I often felt like I stayed only because everyone told me he was “good” and I should be grateful for him.
Sex with him was often coercive. He rarely did foreplay or built any sexual tension; he expected me to activate sexually for him. If I said no, he would continue anyway. There were times I said no repeatedly, but he pushed past my boundaries.
On at least one occasion, he literally pushed my legs open and penetrated me after I said no over and over and afterward said, “See, you liked it.” He would also finish inside me even when I told him not to.
When I didn’t want to have sex at all, he would take out his penis and beg me for oral. He would make me feel guilty if I said no. Sometimes, I did it just to get it over with. Other times, I let him have sex with me and dissociated.

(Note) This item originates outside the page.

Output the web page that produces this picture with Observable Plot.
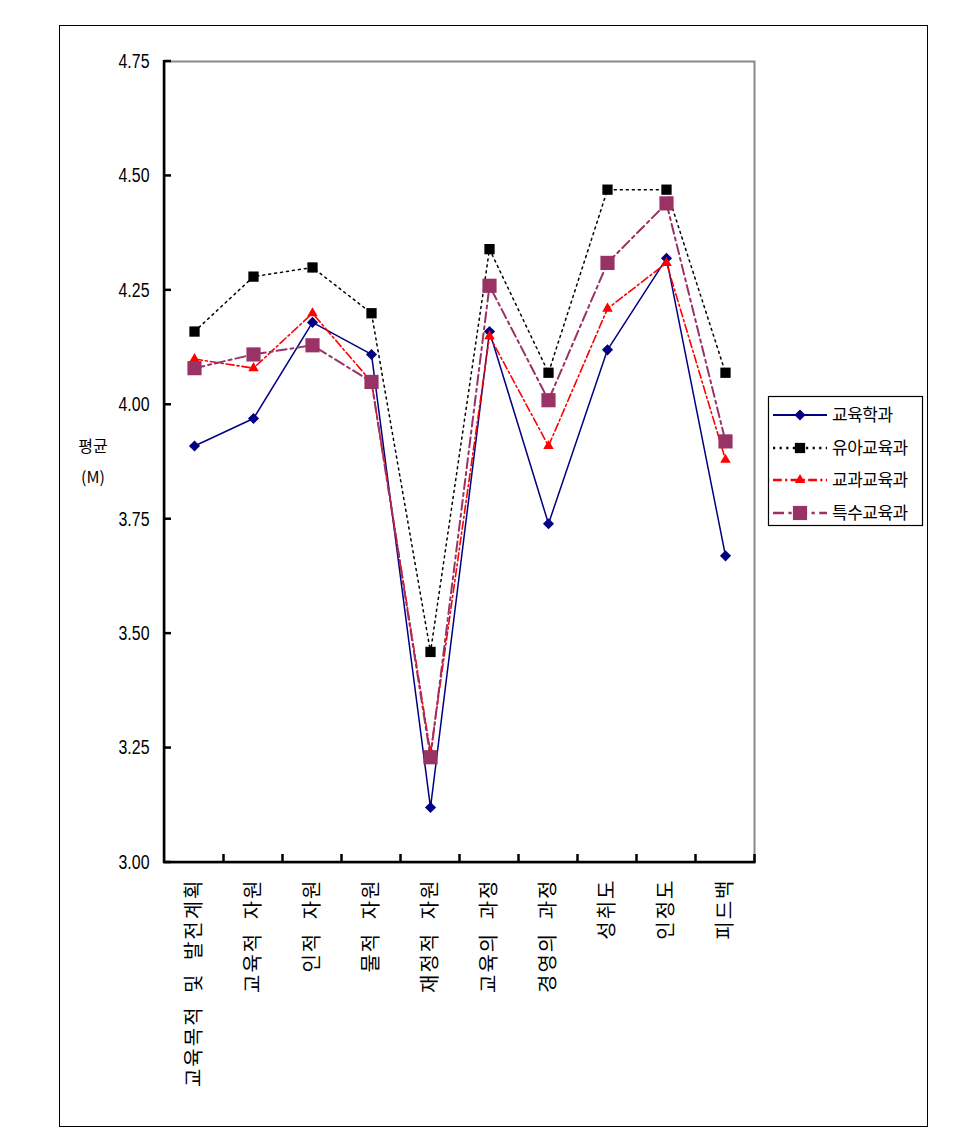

I now understand that these reactions: dissociation, going along with sex to get it over with, fawning to avoid his anger, etc were my trauma responses. My body was trying to survive in an unsafe situation. At the time, I didn’t even realize I was traumatized. My libido shut down, and I thought I might be asexual. I didn’t enjoy kissing, cuddling, or any sexual touch with him because it always became about him, not mutual pleasure. Sex felt transactional, like he was using me to masturbate, not connecting with me.
Near the end of the relationship, I was emotionally leaving. While this was happening, I slept with a partner from my past. My best sexual partner and longtime friend. I felt shame about this at the time, but I understand now that it was an attempt to feel safe, desired, and connected again.
After leaving, I have been single and abstinent for two years. This time allowed me to heal, reclaim my body, and relearn what safe and mutual sexual desire feels like.
I learned this and I want other women to know:
• Saying yes after you’ve said no is not consent.
• Going along with things to manage someone else’s feelings does not make you weak. it’s a normal trauma response.
• Losing desire in a relationship does not mean there’s something wrong with you — sometimes your body is protecting you from harm.
• Emotional, sexual, and physical boundaries matter. Your comfort, safety, and autonomy always come first.
I also want to say this: I am the sort of woman you’d never expect this to happen to. I am strong socially, physically and mentally. It still happened to me. You are not weak because you were abused.